#### AVAILABLE RECORDS

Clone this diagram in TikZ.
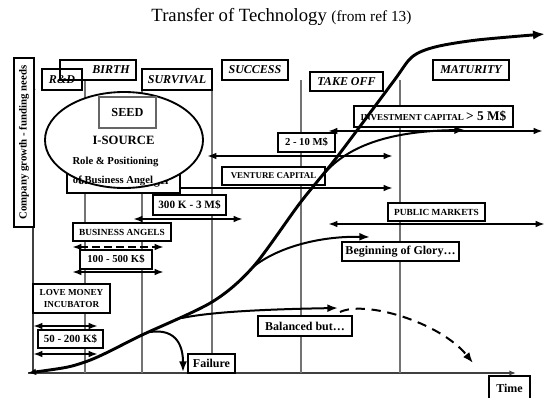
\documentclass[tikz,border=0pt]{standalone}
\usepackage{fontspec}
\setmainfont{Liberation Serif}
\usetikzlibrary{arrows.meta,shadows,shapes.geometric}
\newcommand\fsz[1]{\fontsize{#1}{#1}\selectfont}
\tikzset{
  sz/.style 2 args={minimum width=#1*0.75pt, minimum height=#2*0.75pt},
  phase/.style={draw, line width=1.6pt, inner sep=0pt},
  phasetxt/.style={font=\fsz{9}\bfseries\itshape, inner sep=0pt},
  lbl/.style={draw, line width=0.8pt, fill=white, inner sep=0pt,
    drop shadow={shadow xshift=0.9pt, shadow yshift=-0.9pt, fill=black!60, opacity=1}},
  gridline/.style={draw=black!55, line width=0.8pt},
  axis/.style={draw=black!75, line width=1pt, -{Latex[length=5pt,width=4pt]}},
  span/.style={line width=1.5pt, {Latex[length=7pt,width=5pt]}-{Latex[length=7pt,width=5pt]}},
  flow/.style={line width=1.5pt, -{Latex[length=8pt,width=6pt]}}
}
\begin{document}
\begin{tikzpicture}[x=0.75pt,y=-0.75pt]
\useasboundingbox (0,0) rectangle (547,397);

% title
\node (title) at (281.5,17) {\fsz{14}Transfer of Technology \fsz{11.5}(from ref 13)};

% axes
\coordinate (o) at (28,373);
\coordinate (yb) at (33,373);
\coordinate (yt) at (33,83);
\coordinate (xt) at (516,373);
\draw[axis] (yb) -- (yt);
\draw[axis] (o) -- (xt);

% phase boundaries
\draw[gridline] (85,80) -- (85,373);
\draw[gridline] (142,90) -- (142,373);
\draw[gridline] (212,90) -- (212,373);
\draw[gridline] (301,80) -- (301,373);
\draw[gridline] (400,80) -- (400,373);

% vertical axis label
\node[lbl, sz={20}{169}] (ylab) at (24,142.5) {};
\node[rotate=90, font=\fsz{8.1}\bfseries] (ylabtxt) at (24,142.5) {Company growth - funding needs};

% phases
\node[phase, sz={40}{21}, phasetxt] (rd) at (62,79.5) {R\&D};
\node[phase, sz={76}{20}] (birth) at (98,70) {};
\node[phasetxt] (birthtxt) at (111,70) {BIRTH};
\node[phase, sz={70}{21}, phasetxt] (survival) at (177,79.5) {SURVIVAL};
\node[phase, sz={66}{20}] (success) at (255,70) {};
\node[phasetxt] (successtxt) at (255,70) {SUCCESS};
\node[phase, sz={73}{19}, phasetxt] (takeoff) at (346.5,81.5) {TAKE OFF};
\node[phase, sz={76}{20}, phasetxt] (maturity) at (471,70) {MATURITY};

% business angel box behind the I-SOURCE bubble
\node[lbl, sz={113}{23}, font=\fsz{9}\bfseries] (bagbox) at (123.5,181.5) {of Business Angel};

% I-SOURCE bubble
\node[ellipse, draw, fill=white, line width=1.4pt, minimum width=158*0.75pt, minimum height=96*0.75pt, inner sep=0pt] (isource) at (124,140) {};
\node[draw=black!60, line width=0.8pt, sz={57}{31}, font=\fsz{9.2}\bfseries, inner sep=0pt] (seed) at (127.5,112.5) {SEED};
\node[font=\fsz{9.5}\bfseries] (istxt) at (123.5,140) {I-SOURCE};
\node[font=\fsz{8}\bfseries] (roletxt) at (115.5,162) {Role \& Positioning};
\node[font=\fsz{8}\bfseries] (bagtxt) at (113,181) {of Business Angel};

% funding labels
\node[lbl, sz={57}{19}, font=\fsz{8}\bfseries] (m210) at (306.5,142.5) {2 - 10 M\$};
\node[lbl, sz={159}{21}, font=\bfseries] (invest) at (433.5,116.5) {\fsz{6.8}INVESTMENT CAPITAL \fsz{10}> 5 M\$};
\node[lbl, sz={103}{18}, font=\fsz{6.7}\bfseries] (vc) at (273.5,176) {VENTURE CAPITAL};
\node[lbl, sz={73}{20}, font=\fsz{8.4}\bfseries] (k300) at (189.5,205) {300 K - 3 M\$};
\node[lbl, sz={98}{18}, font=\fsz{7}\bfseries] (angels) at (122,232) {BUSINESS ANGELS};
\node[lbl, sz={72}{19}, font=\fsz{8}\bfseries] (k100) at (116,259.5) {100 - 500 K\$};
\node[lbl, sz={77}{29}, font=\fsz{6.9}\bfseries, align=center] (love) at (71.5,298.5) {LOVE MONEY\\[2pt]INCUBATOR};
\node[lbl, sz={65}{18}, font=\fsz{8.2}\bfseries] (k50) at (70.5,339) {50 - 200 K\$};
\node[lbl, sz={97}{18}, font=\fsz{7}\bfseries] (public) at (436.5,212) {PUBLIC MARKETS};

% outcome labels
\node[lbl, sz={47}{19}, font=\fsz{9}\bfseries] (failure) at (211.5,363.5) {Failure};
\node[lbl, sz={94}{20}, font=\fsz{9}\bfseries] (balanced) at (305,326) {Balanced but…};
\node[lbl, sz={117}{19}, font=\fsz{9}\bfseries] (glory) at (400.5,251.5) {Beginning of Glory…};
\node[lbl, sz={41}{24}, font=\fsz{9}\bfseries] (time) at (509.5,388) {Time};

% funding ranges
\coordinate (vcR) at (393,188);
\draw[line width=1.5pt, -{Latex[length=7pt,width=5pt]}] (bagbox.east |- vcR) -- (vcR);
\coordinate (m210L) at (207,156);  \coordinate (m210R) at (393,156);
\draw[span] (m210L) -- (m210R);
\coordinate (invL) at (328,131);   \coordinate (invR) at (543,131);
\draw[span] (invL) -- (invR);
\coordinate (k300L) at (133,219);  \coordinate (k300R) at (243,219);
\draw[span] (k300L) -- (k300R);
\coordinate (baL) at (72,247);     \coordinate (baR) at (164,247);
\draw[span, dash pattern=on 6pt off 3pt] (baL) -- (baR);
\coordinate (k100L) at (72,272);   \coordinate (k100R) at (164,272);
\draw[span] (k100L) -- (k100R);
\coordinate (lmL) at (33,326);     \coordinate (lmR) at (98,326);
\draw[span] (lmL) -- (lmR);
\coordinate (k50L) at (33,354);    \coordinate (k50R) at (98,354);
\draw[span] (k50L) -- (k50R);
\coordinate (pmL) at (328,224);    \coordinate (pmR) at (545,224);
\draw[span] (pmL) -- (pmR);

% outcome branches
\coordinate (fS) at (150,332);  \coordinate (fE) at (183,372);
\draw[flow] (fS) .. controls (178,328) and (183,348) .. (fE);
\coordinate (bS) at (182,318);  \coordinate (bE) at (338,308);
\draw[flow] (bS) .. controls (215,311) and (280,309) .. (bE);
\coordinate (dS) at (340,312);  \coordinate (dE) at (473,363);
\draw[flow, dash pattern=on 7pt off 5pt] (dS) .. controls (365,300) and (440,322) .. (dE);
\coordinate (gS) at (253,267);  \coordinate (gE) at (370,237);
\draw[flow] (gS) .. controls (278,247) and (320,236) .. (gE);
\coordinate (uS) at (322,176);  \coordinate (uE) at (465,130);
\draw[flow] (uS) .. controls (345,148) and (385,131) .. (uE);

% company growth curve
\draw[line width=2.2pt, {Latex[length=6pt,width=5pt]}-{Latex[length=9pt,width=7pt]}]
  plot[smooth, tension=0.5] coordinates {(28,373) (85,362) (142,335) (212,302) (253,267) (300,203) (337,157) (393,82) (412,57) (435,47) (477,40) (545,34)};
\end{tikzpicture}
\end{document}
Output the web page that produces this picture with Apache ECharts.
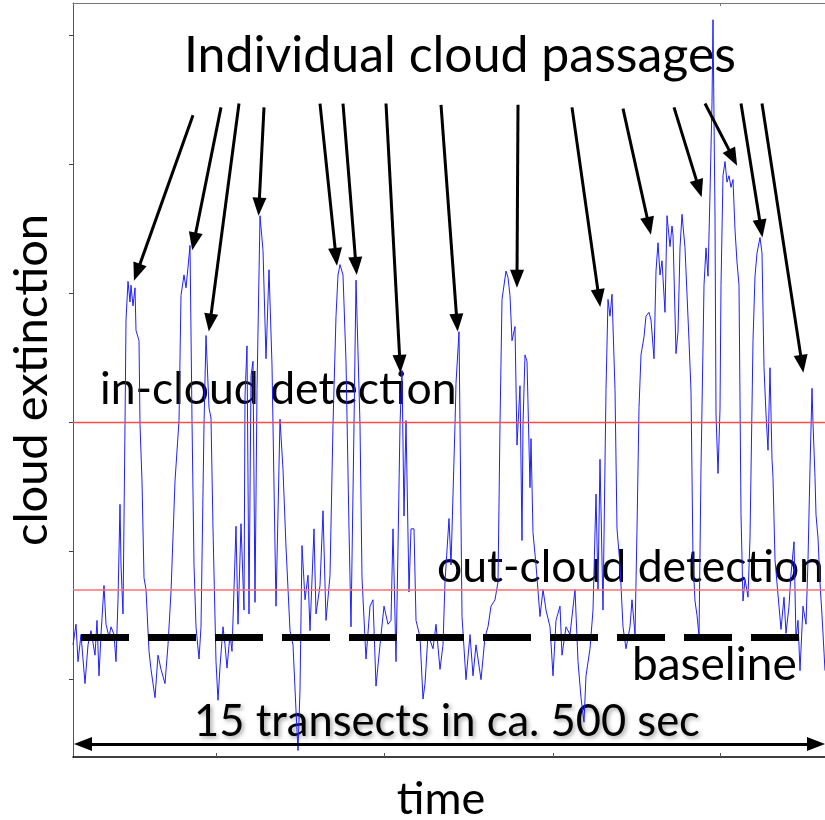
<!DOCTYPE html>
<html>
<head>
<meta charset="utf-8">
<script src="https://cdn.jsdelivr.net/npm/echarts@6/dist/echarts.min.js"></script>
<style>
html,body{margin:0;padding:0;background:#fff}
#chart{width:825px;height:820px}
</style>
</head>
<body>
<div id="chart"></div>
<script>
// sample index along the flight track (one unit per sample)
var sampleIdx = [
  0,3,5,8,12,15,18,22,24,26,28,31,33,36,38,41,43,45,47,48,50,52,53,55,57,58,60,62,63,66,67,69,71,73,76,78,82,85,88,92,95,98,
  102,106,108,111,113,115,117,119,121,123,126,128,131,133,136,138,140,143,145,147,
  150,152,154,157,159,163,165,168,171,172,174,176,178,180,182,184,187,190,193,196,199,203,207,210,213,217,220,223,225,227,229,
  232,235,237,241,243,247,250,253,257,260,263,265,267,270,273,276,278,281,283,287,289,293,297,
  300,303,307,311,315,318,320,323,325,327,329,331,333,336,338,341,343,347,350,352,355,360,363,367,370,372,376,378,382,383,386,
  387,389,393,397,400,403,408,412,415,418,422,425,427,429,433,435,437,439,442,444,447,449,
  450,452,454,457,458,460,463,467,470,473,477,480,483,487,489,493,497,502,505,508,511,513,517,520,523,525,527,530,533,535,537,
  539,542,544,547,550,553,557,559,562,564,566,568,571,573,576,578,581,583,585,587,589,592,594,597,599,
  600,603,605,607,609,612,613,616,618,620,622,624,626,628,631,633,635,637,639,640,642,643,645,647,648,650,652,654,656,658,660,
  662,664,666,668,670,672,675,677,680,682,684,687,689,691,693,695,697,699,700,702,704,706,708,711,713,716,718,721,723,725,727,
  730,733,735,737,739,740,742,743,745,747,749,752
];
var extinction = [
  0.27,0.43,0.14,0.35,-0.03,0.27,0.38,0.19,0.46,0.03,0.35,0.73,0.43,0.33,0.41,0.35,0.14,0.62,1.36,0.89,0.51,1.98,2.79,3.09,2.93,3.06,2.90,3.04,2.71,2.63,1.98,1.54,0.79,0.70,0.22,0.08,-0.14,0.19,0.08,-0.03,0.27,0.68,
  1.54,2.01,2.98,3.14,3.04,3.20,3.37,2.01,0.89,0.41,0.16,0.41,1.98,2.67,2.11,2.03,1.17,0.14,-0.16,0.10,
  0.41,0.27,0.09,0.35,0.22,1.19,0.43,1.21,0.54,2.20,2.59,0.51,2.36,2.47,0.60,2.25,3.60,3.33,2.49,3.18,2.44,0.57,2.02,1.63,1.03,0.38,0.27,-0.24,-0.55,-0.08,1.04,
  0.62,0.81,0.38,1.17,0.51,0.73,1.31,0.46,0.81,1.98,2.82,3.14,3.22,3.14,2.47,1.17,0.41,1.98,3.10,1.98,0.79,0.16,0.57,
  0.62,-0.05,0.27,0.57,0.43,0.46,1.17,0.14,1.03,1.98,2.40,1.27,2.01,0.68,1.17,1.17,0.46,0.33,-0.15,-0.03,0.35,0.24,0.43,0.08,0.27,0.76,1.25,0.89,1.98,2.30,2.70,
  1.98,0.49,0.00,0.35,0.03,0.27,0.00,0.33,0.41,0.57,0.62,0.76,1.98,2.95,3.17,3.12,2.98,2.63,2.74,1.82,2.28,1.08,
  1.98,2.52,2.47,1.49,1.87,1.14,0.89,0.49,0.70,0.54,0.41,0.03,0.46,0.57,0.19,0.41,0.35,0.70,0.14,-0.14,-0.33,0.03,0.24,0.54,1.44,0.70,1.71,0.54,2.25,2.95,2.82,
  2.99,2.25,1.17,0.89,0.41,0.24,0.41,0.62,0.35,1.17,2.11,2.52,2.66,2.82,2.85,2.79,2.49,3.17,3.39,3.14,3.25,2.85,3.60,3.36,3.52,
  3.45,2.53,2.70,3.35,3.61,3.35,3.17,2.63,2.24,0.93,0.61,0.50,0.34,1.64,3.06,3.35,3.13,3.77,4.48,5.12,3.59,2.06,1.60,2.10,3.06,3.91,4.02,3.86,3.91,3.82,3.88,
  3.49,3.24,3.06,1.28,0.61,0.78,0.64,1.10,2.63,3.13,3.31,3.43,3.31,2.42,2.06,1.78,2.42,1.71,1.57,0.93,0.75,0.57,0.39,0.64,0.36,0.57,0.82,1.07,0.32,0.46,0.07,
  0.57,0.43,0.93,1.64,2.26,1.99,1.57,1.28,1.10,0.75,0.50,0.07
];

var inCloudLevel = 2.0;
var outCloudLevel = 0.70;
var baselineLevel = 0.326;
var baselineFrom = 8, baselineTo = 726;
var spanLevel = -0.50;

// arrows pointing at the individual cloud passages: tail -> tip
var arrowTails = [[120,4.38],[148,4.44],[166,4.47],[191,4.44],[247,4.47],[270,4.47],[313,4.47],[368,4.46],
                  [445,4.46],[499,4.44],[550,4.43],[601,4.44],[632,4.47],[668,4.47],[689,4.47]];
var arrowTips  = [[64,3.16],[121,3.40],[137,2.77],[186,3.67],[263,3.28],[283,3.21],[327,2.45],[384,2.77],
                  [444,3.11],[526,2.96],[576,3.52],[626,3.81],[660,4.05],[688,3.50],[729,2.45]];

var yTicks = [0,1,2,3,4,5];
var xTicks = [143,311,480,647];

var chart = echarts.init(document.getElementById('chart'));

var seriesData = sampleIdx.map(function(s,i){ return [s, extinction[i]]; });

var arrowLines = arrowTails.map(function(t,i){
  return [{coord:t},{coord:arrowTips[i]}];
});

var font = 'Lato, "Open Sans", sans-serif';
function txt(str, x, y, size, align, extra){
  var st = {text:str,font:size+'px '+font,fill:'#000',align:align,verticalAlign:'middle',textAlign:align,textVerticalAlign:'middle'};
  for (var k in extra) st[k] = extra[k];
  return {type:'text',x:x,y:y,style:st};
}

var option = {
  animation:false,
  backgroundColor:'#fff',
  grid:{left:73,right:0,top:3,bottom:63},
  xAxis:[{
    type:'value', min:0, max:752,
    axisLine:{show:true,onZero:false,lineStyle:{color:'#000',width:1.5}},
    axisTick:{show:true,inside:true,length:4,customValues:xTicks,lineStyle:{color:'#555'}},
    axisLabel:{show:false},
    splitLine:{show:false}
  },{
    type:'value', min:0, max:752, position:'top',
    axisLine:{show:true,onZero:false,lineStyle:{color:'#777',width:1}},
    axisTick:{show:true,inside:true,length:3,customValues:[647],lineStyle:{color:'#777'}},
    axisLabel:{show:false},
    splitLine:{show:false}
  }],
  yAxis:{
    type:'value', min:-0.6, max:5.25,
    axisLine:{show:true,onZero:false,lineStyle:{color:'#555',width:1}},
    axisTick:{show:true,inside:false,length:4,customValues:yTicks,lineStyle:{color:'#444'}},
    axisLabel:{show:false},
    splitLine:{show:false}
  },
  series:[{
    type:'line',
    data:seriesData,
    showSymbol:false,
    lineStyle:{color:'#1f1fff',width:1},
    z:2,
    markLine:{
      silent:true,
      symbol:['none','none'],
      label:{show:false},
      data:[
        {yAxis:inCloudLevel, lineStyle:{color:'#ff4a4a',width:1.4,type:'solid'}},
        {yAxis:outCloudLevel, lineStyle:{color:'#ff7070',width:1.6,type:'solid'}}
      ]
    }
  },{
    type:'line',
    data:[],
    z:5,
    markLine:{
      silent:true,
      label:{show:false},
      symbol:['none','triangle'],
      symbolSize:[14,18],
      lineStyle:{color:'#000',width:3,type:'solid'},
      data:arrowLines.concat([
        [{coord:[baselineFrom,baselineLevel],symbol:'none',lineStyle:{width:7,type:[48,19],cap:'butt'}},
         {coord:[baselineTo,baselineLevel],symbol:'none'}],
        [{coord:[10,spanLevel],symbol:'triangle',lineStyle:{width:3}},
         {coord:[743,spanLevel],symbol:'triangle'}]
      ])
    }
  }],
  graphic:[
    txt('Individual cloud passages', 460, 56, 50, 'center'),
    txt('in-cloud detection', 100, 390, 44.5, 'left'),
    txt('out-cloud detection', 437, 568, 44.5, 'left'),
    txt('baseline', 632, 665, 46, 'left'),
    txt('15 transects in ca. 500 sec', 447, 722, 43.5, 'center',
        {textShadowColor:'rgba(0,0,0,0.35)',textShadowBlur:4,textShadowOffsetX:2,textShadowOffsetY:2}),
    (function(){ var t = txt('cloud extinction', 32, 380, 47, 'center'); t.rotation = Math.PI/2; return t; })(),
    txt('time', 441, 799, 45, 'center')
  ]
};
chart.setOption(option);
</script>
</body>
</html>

########

=== WRITTEN TASK ===
Return only the lines running from the start of the entries above to the line that contains "(400,80) -- (400,373);", inclusive, and omit every picture.

=== EXERCISE RESULT ===
Clone this diagram in TikZ.
\documentclass[tikz,border=0pt]{standalone}
\usepackage{fontspec}
\setmainfont{Liberation Serif}
\usetikzlibrary{arrows.meta,shadows,shapes.geometric}
\newcommand\fsz[1]{\fontsize{#1}{#1}\selectfont}
\tikzset{
  sz/.style 2 args={minimum width=#1*0.75pt, minimum height=#2*0.75pt},
  phase/.style={draw, line width=1.6pt, inner sep=0pt},
  phasetxt/.style={font=\fsz{9}\bfseries\itshape, inner sep=0pt},
  lbl/.style={draw, line width=0.8pt, fill=white, inner sep=0pt,
    drop shadow={shadow xshift=0.9pt, shadow yshift=-0.9pt, fill=black!60, opacity=1}},
  gridline/.style={draw=black!55, line width=0.8pt},
  axis/.style={draw=black!75, line width=1pt, -{Latex[length=5pt,width=4pt]}},
  span/.style={line width=1.5pt, {Latex[length=7pt,width=5pt]}-{Latex[length=7pt,width=5pt]}},
  flow/.style={line width=1.5pt, -{Latex[length=8pt,width=6pt]}}
}
\begin{document}
\begin{tikzpicture}[x=0.75pt,y=-0.75pt]
\useasboundingbox (0,0) rectangle (547,397);

% title
\node (title) at (281.5,17) {\fsz{14}Transfer of Technology \fsz{11.5}(from ref 13)};

% axes
\coordinate (o) at (28,373);
\coordinate (yb) at (33,373);
\coordinate (yt) at (33,83);
\coordinate (xt) at (516,373);
\draw[axis] (yb) -- (yt);
\draw[axis] (o) -- (xt);

% phase boundaries
\draw[gridline] (85,80) -- (85,373);
\draw[gridline] (142,90) -- (142,373);
\draw[gridline] (212,90) -- (212,373);
\draw[gridline] (301,80) -- (301,373);
\draw[gridline] (400,80) -- (400,373);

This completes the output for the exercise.